More than 100 years on from the first International Women’s Day, huge leaps have been made to put women on more equal footing with men. The 20th century saw countless countries give women the vote. Women in many countries are far more free to follow careers, but can still choose not to. Education opportunities in the western world particularly have evened up. Many of the biggest names in the creative arts are female.

But that’s not to say that our work is done. Equal pay may be required by law, but that’s not to say it always happens in practice. Equal rights may be allowed by law, but that’s not to say there is no more sexism. Gender discrimination in employment may be banned by law, but that’s not to say it doesn’t still exist.

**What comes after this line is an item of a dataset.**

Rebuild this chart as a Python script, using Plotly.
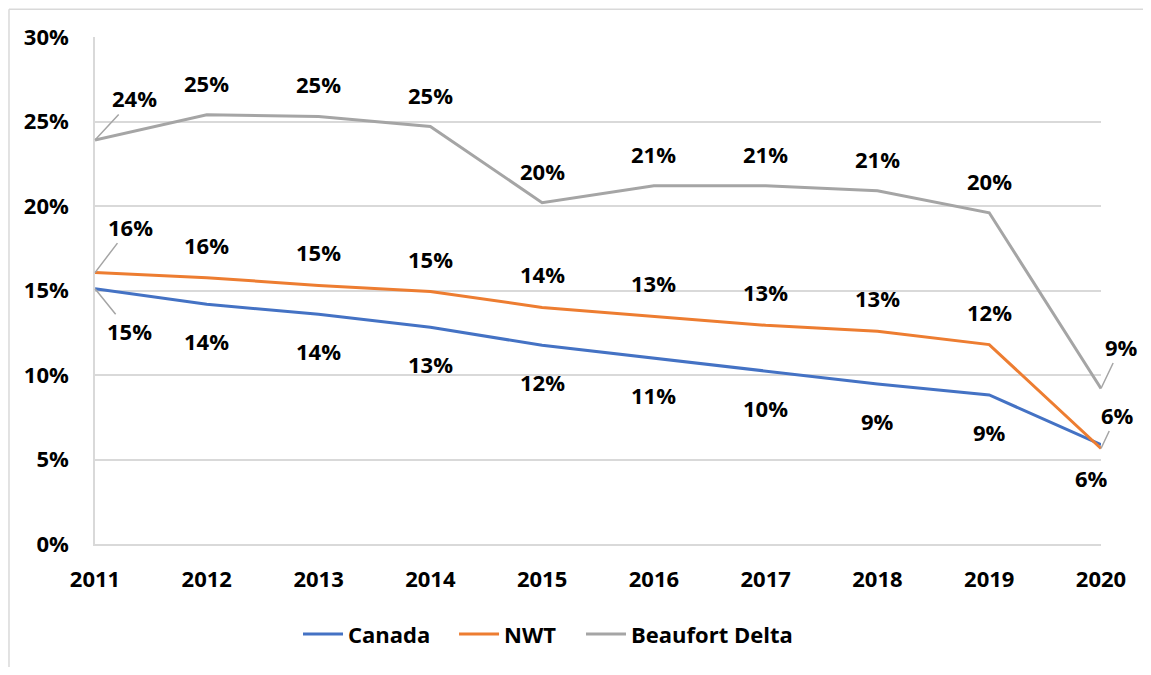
import plotly.graph_objects as go

years = [2011, 2012, 2013, 2014, 2015, 2016, 2017, 2018, 2019, 2020]
canada = [0.151, 0.1418, 0.1359, 0.1282, 0.1176, 0.110, 0.1024, 0.0947, 0.0882, 0.0588]
nwt = [0.1606, 0.1576, 0.153, 0.1494, 0.140, 0.1347, 0.1294, 0.1259, 0.118, 0.0565]
beaufort = [0.239, 0.254, 0.253, 0.247, 0.202, 0.212, 0.212, 0.209, 0.196, 0.092]
y_ticks = [0, 0.05, 0.10, 0.15, 0.20, 0.25, 0.30]

series = [
    ("Canada", canada, "#4472C4", 37, "legend"),
    ("NWT", nwt, "#ED7D31", -33, "legend2"),
    ("Beaufort Delta", beaufort, "#A5A5A5", -32, "legend3"),
]

# special label placements (pixel offsets): (series, index) -> (ax, ay, arrow)
special = {
    ("Beaufort Delta", 0): (39, -42, True),
    ("NWT", 0): (35, -46, True),
    ("Canada", 0): (34, 42, True),
    ("Beaufort Delta", 9): (20, -42, True),
    ("NWT", 9): (16, -34, True),
    ("Canada", 9): (-10, 33, False),
}

FONT = "Open Sans"
FS = 22
lab_font = dict(size=FS, family=FONT, color="#000", weight="bold")
fig = go.Figure()
annotations = []
for name, vals, color, off, leg in series:
    fig.add_trace(go.Scatter(x=years, y=vals, mode="lines", name=name, legend=leg,
                             line=dict(color=color, width=3)))
    for i, (xv, yv) in enumerate(zip(years, vals)):
        txt = f"{yv*100:.0f}%"
        key = (name, i)
        if key in special:
            ax, ay, arrow = special[key]
            if arrow:
                annotations.append(dict(x=xv, y=yv, text=txt, showarrow=True,
                                        arrowhead=0, arrowwidth=1.5, arrowcolor="#A5A5A5",
                                        ax=ax, ay=ay, font=lab_font))
            else:
                annotations.append(dict(x=xv, y=yv, text=txt, showarrow=False,
                                        xshift=ax, yshift=-ay, font=lab_font))
        else:
            annotations.append(dict(x=xv, y=yv, text=txt, showarrow=False, yshift=-off,
                                    font=lab_font))

leg_common = dict(orientation="h", xanchor="left", y=-0.178, yanchor="middle",
                  font=dict(size=FS, family=FONT, color="#000", weight="bold"),
                  itemwidth=40, bgcolor="rgba(0,0,0,0)")

fig.update_layout(
    width=1135, height=659,
    margin=dict(l=87, r=42, t=29, b=120),
    paper_bgcolor="white", plot_bgcolor="white",
    font=dict(family=FONT, size=FS, color="#000", weight="bold"),
    annotations=annotations,
    showlegend=True,
    legend=dict(x=0.2018, **leg_common),
    legend2=dict(x=0.3569, **leg_common),
    legend3=dict(x=0.4831, **leg_common),
    shapes=[
        dict(type="line", xref="paper", yref="paper", x0=-0.0855, x1=1.042, y0=1.0549, y1=1.0549,
             line=dict(color="#D9D9D9", width=1.5)),
        dict(type="line", xref="paper", yref="paper", x0=-0.0855, x1=-0.0855, y0=1.0549, y1=-0.26,
             line=dict(color="#D9D9D9", width=1.5)),
    ],
)
fig.update_xaxes(range=[2011, 2020], tickvals=years, ticktext=[str(y) for y in years],
                 showgrid=False, showline=True, linecolor="#D9D9D9", linewidth=1.5,
                 ticks="", ticklabelstandoff=15, zeroline=False)
fig.update_yaxes(range=[0, 0.30], tickvals=y_ticks, tickformat=".0%",
                 showgrid=True, gridcolor="#D9D9D9", gridwidth=1.5,
                 showline=True, linecolor="#D9D9D9", linewidth=1.5,
                 ticks="", ticklabelstandoff=20, zeroline=False)

fig.write_html("out.html")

Protests across the globe today are fighting for still more progress: the #MeToo and #TimesUp campaigns are popular. Women are also raising awareness of women in work, such as the work women do in the armed forces, and the difficulty women in the technology sector have in such a male-dominated industry. A quick look at the #internationalwomensday2018 and #IWD2018 hashtags on Twitter will show you what women and organisations everywhere are doing to celebrate the day.

So what can we take from International Women’s Day 2018? First off, that women are amazing, strong, and great multitaskers. Second, that there’s always room for improvement. And third, that while we lucky women in certain walks of life have it pretty good, there are women in many other countries who are still fighting for basic rights like an education. We have voices, so let’s use them.